I got in contact with Sebastien Pouliot in order to contribute back to mono. And I got a really nice email back. He suggested a couple of other optimizations, explained some of the performance gains I was experiencing and was looking forward to seeing more of my optimizations. But unfortunatelly he also wrote this:

For many reasons I don't want to add unsafe code into crypto. Beside being "unsafe" many projects use copies of Mono crypto source code directly into their apps and I don't want to require them to use unsafe code (and limit the condition were the code can be executed, e.g. FullTrust)

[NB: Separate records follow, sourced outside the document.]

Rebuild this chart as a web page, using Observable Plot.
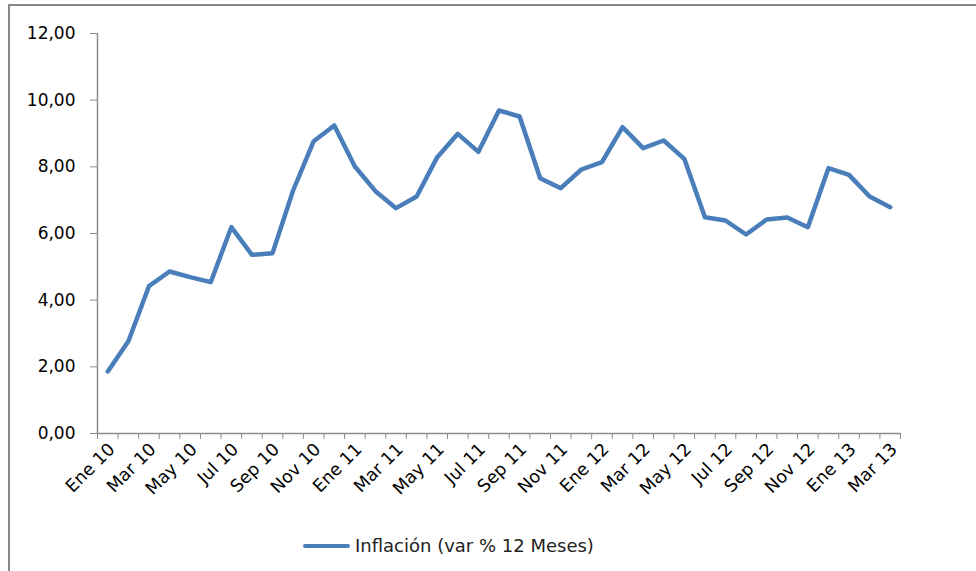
<!DOCTYPE html>
<html>
<head>
<meta charset="utf-8">
<script src="https://cdn.jsdelivr.net/npm/d3@7"></script>
<script src="https://cdn.jsdelivr.net/npm/@observablehq/plot@0.6"></script>
<style>
  html, body { margin: 0; padding: 0; background: #fff; width: 976px; height: 571px; overflow: hidden; }
  #frame { position: absolute; left: 8px; top: 4px; width: 1000px; height: 600px;
           border-left: 2px solid #878787; border-top: 2px solid #878787; box-sizing: border-box; }
  #chart { position: absolute; left: 0; top: 0; }
  #legend { position: absolute; left: 303px; top: 535px; font-family: "DejaVu Sans", sans-serif;
            font-size: 18px; color: #222; display: flex; align-items: center; white-space: nowrap; }
  #legend .sw { display: inline-block; width: 47px; height: 4px; background: #4a7ebb; margin-right: 5px; border-radius: 2px; }
</style>
</head>
<body>
<div id="frame"></div>
<div id="chart"></div>
<div id="legend"><span class="sw"></span>Inflación (var % 12 Meses)</div>
<script>
const meses = ["Ene 10","Feb 10","Mar 10","Abr 10","May 10","Jun 10","Jul 10","Ago 10","Sep 10","Oct 10","Nov 10","Dic 10",
               "Ene 11","Feb 11","Mar 11","Abr 11","May 11","Jun 11","Jul 11","Ago 11","Sep 11","Oct 11","Nov 11","Dic 11",
               "Ene 12","Feb 12","Mar 12","Abr 12","May 12","Jun 12","Jul 12","Ago 12","Sep 12","Oct 12","Nov 12","Dic 12",
               "Ene 13","Feb 13","Mar 13"];
const inflacion = [1.86,2.77,4.42,4.86,4.69,4.54,6.19,5.36,5.41,7.29,8.77,9.24,
                   8.01,7.27,6.76,7.11,8.29,8.99,8.45,9.69,9.51,7.66,7.36,7.92,
                   8.14,9.19,8.56,8.79,8.24,6.49,6.39,5.97,6.42,6.48,6.19,7.96,
                   7.76,7.11,6.79];
const yTicks = [0, 2, 4, 6, 8, 10, 12];
const serieNombre = "Inflación (var % 12 Meses)";

const data = meses.map((m, i) => ({i, m, v: inflacion[i]}));
const labelIdx = meses.map((m, i) => i).filter(i => i % 2 === 0);
const bounds = d3.range(meses.length + 1).map(k => k - 0.5);
const fmt = d => d.toFixed(2).replace(".", ",");

const axisGray = "#8c8c8c";
const chart = Plot.plot({
  width: 976,
  height: 520,
  marginLeft: 97,
  marginRight: 76,
  marginTop: 33,
  marginBottom: 87,
  x: {type: "linear", domain: [-0.5, meses.length - 0.5]},
  y: {domain: [0, 12]},
  style: {fontFamily: "DejaVu Sans, sans-serif", fontSize: "17px", color: "#000", background: "transparent", overflow: "visible"},
  marks: [
    Plot.axisY(yTicks, {tickSize: 7, tickPadding: 15, tickFormat: fmt, stroke: axisGray, fill: "#000", label: null}),
    Plot.axisX(bounds, {tickSize: 6, tickFormat: () => "", stroke: axisGray, label: null}),
    Plot.axisX(labelIdx, {tickSize: 0, tickRotate: -45, tickPadding: 13, dx: 4, tickFormat: i => meses[i], fill: "#000", label: null, fontSize: 17.5}),
    Plot.ruleX([-0.5], {stroke: axisGray, strokeWidth: 1.5}),
    Plot.ruleY([0], {stroke: axisGray, strokeWidth: 1.5}),
    Plot.line(data, {x: "i", y: "v", stroke: "#4a7ebb", strokeWidth: 4.5, strokeLinejoin: "round", strokeLinecap: "round"})
  ]
});
document.getElementById("chart").appendChild(chart);
document.getElementById("legend").lastChild.textContent = serieNombre;
</script>
</body>
</html>
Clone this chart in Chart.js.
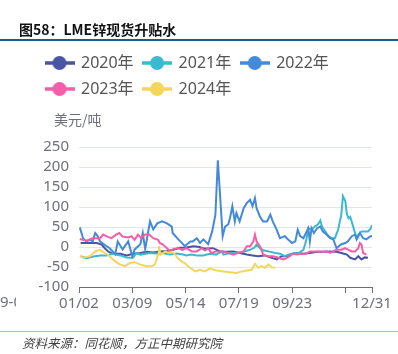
<!DOCTYPE html>
<html><head><meta charset="utf-8">
<script src="https://cdn.jsdelivr.net/npm/chart.js@4"></script>
<style>
html,body{margin:0;padding:0;background:#fff;}
#wrap{position:relative;width:398px;height:354px;overflow:hidden;background:#fff;}
#c{position:absolute;left:0;top:0;}
#title{position:absolute;left:19px;top:19px;font:bold 14px "Noto Sans CJK SC";color:#111;line-height:20px;white-space:nowrap;}
#topline{position:absolute;left:0;top:39px;width:398px;height:2px;background:#1d5d8c;}
#botline{position:absolute;left:0;top:331px;width:398px;height:1px;background:#a9c3d6;}
#src{position:absolute;left:22px;top:334px;font:italic 12.5px "Noto Sans CJK SC";color:#404040;line-height:17px;white-space:nowrap;}
</style></head>
<body>
<div id="wrap">
<canvas id="c" width="398" height="354"></canvas>
<div id="title">图58：LME锌现货升贴水</div>
<div id="topline"></div>
<div id="botline"></div>
<div id="src">资料来源：同花顺，方正中期研究院</div>
</div>
<script>
// ---- data ----
const seriesNames = ['2020年','2021年','2022年','2023年','2024年'];
const tickDays = [1,67,133,199,265,331,364];
const tickLabels = ['01/02','03/09','05/14','07/19','09/23','','12/31'];
const yUnit = '美元/吨';

const d2020 = [3,12,23,29,33,37,43,52,60,68,77,85,93,101,110,118,126,134,143,150,155,160,167,176,184,192,200,209,216,223,231,238,246,252,258,265,271,279,287,296,304,312,320,326,333,337,343,347,351,355,359];
const v2020 = [10,10,10,6,-3,-11,-17,-17,-21,-17,-15,-12,-14,-11,-10,-7,-2,-1,2,0,-3,-4,-3,-11,-12,-11,-15,-19,-21,-23,-21,-26,-31,-23,-23,-17,-15,-17,-15,-12,-12,-11,-12,-15,-19,-27,-31,-23,-31,-26,-27];

const d2021 = [3,10,19,27,35,43,52,60,68,72,77,83,89,97,105,114,122,130,134,140,147,155,163,171,178,180,188,196,205,213,218,221,227,236,244,250,256,260,266,273,279,281,283,285,289,293,297,300,302,306,310,314,318,322,326,328,331,333,335,337,340,343,345,347,351,355,359,362,364];
const v2021 = [-23,-28,-24,-21,-21,-17,-21,-26,-27,-15,-19,-17,-15,-16,-15,-19,-16,-19,-21,-19,-21,-21,-17,-19,-11,-19,-15,-15,-12,-7,-2,6,-7,-11,-15,-17,-23,-19,-17,-15,-7,6,22,47,43,51,56,66,51,39,27,22,22,43,81,127,114,81,72,75,56,35,22,31,39,39,39,45,55];

const d2022 = [2,6,10,15,18,21,24,27,33,39,46,49,55,62,67,70,77,80,83,89,93,98,104,110,116,117,124,129,132,139,142,147,151,155,161,166,170,173,176,179,182,186,188,191,194,196,200,205,209,213,216,219,221,225,229,234,238,241,246,250,256,260,265,269,272,275,279,285,287,289,292,296,300,303,308,312,316,320,326,331,334,339,343,345,349,353,357,362,364];
const v2022 = [49,22,14,18,14,35,28,14,5,-3,-18,14,-6,14,-23,-6,7,35,-5,64,44,59,64,59,51,35,19,9,2,14,14,22,10,19,7,39,81,217,122,27,51,57,72,102,64,85,64,97,110,118,102,122,97,77,64,64,81,64,43,22,27,19,10,14,43,27,22,47,14,47,35,47,51,39,31,22,19,-3,7,10,14,27,31,19,35,22,19,27,27];

const d2023 = [2,10,18,27,31,36,41,47,51,55,62,66,70,74,78,83,88,93,99,101,105,110,114,118,124,129,134,141,147,153,157,161,165,171,180,186,192,198,205,209,213,217,219,221,225,227,229,236,242,248,254,258,262,266,271,277,282,287,292,298,304,308,312,316,320,326,331,335,339,343,347,349,351,353,357];
const v2023 = [20,16,22,22,31,26,22,31,35,26,24,27,18,31,22,31,31,22,18,10,6,-3,-11,-5,-3,-7,-3,-11,-11,-3,-9,-3,-15,-11,-11,-15,-19,-15,-11,2,2,14,31,14,2,-5,-19,-23,-23,-27,-31,-28,-23,-17,-19,-17,-17,-11,-11,-11,-12,-11,-15,-11,-7,-7,-3,-7,-11,-11,-3,10,6,-15,-19];

const d2024 = [2,6,15,21,27,33,39,46,52,58,64,70,77,85,91,95,99,100,102,108,112,116,120,124,128,132,136,141,145,151,157,163,172,180,188,196,203,209,215,219,223,227,231,236,240,244];
const v2024 = [-23,-27,-23,-11,-7,-15,-23,-36,-44,-48,-40,-38,-44,-48,-48,-44,-19,2,-19,-11,-15,-12,-19,-29,-36,-40,-48,-55,-61,-57,-61,-54,-59,-61,-63,-65,-61,-59,-57,-42,-52,-48,-52,-44,-51,-52];

const colors = ['#4a55a2','#3bb9d1','#4589d9','#f45ea9','#f4d65a'];
const dayArrays = [d2020,d2021,d2022,d2023,d2024];
const valArrays = [v2020,v2021,v2022,v2023,v2024];

function marker(color){
  const c=document.createElement('canvas'); c.width=30; c.height=16;
  const g=c.getContext('2d');
  g.strokeStyle=color; g.lineWidth=3.5;
  g.beginPath(); g.moveTo(0,8); g.lineTo(30,8); g.stroke();
  g.fillStyle=color; g.beginPath(); g.arc(15,8,7,0,Math.PI*2); g.fill();
  return c;
}

const datasets = seriesNames.map((name,i)=>({
  label: name,
  data: dayArrays[i].map((d,k)=>({x:d, y:valArrays[i][k]})),
  borderColor: colors[i],
  backgroundColor: colors[i],
  borderWidth: 2,
  pointRadius: 0,
  pointHoverRadius: 0,
  pointStyle: marker(colors[i]),
  tension: 0,
  order: 5-i
}));

const GAP = 40;
const legendGap = {
  id:'legendGap',
  beforeInit(chart){
    const orig = chart.legend.fit;
    chart.legend.fit = function(){ orig.call(this); this.height += GAP; };
  }
};
const extras = {
  id:'extras',
  afterDraw(chart){
    const ctx = chart.ctx, a = chart.chartArea;
    ctx.save();
    ctx.fillStyle = '#6e7079';
    ctx.font = '14px "Noto Sans CJK SC", "Noto Sans", sans-serif';
    ctx.textAlign = 'left'; ctx.textBaseline = 'middle';
    ctx.fillText(yUnit, 54, 120);
    ctx.beginPath(); ctx.rect(0, a.bottom+4, 16, 26); ctx.clip();
    ctx.font = '15px "Noto Sans", sans-serif';
    ctx.fillText('9-0', 0, a.bottom+16);
    ctx.restore();
  }
};

Chart.defaults.font.family = '"Noto Sans", "Noto Sans CJK SC", sans-serif';
new Chart(document.getElementById('c'), {
  type:'line',
  data:{datasets},
  plugins:[legendGap, extras],
  options:{
    responsive:false, animation:false, devicePixelRatio:1,
    layout:{padding:{top:45,left:36,right:26,bottom:39}},
    plugins:{
      legend:{
        position:'top', align:'start',
        labels:{usePointStyle:true, pointStyleWidth:27, padding:10, color:'#555', font:{size:16},
          sort:(a,b)=>a.datasetIndex-b.datasetIndex}
      },
      tooltip:{enabled:false}
    },
    scales:{
      x:{
        type:'linear', min:1, max:364,
        afterBuildTicks:(s)=>{ s.ticks = tickDays.map(v=>({value:v})); },
        ticks:{autoSkip:false, maxRotation:0, padding:2, color:'#6e7079', font:{size:15},
          callback:(v)=>{ const k=tickDays.indexOf(v); return k>=0?tickLabels[k]:''; }},
        grid:{display:true, drawOnChartArea:false, drawTicks:true, tickLength:6, color:'#6e7079'},
        border:{display:true, color:'#6e7079', width:1}
      },
      y:{
        min:-100, max:250,
        afterFit:(s)=>{ s.width = 43; },
        ticks:{stepSize:50, autoSkip:false, padding:10, color:'#6e7079', font:{size:15}},
        grid:{color:'#e0e6f1', drawTicks:false},
        border:{display:false}
      }
    }
  }
});
</script>
</body></html>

That makes it impossible to use the one optimization that gives the biggest performance boost on little endian machines. Since that optimization will not make it into mono, I just wanted to blog about it here - just in case somebody needs the extra edge.

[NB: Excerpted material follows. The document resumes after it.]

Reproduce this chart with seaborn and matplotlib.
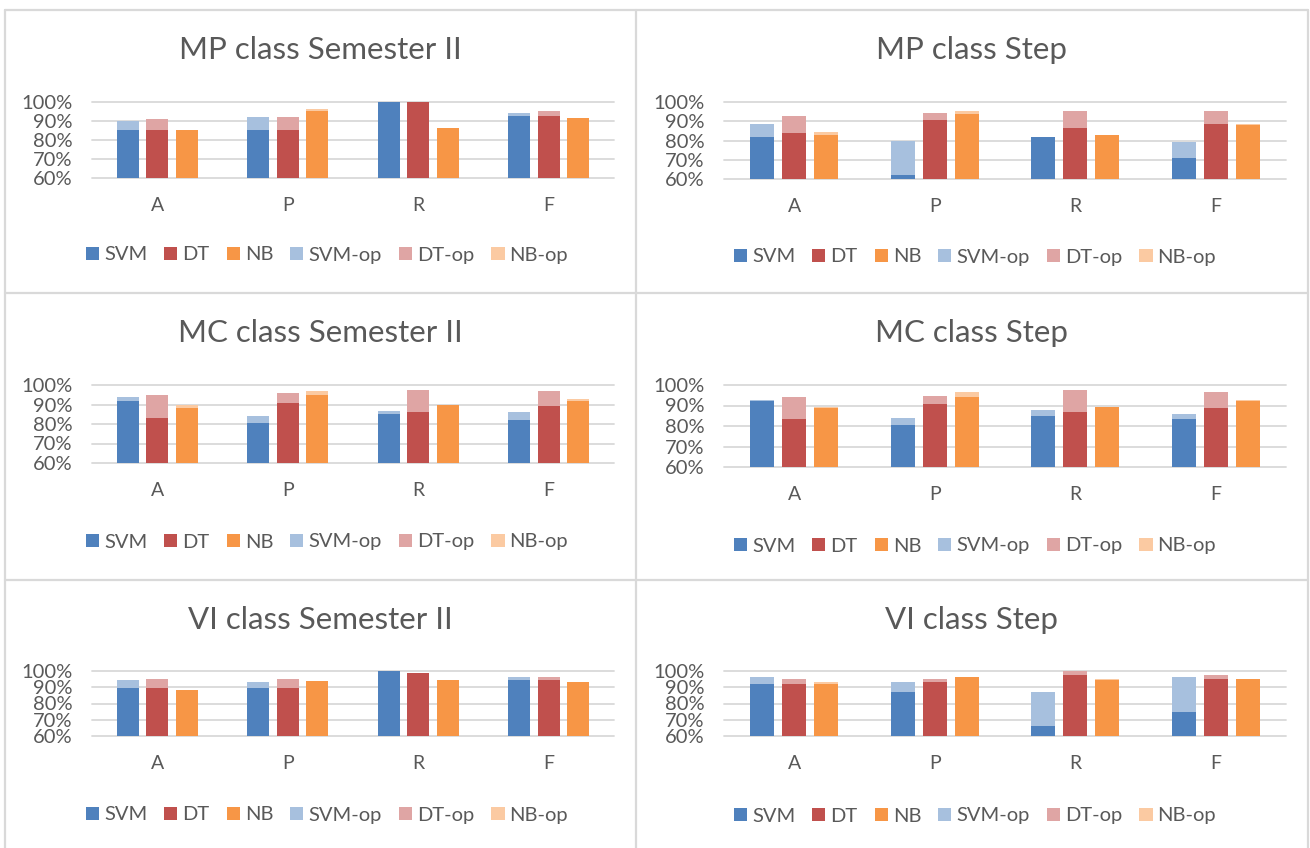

Optimizing the md5 algo on little endian machines

This decoding step is a major part within the md5 algo. It translates a 64 byte array into a 16 uint array. The general endian-safe step looks like this:

C#:
  1. for (i = 0; i <16; i++)
  2. {
  3.   buff[i] = (uint)(inputBuffer[inputOffset + 4 * i])
  4.     | (((uint)(inputBuffer[inputOffset + 4 * i + 1])) <<8 )
  5.     | (((uint)(inputBuffer[inputOffset + 4 * i + 2])) <<16)
  6.     | (((uint)(inputBuffer[inputOffset + 4 * i + 3])) <<24);
  7. }

If this step is performed on a little endian machine, the bytes are already safed in memory in the right order and there is no need for all the bitlogic. Therefore optimizing it using unsafe code and direct copying 4 consecutive bytes as one uint gives a huge speed increase:

C#:
  1. unsafe
  2. {
  3.   fixed (byte* bFixed = inputBuffer)
  4.   {
  5.     byte* inputPointer = bFixed + inputOffset;
  6.  
  7.     for (i = 0; i <16; i++)
  8.     {
  9.       buff[i] = *(uint*)(inputPointer);
  10.       inputPointer += 4;
  11.     }
  12.   }
  13. }

As we are already in unsafe context using an additional pointer for buff gives an additional speed increase:

C#:
  1. unsafe
  2. {
  3.   fixed (byte* bFixed = inputBuffer)
  4.   {
  5.     fixed (uint* aFixed = buff)
  6.     {
  7.       byte* inputPointer = bFixed + inputOffset;
  8.       uint* bufferPointer = aFixed;
  9.  
  10.       for (i = 0; i <16; i++)
  11.       {
  12.         *bufferPointer = *(uint*)(inputPointer);
  13.         inputPointer += 4;
  14.         bufferPointer++;
  15.       }
  16.     }
  17.   }
  18. }

Be sure to still make this Md5 implementation endian safe by introducing a if:

C#:
  1. if (BitConverter.IsLittleEndian)
  2. {
  3.   // unsafe decode
  4. }
  5. else
  6. {
  7.   // bitshifting decode
  8. }

I really can understand why this is important. There should not be any unsafe code in a crypto environment, and I agree on that. Unfortunatelly I have not come up with an alternative solution for that particular decode step. Using

C#:
  1. BitConverter.ToUInt32(inputBuffer, inputOffset + 4 * i);

really is no good. Unfortunatelly this method does some extensive testing before converting the bytes. That slows it down so much, that it performs worse than the bitops.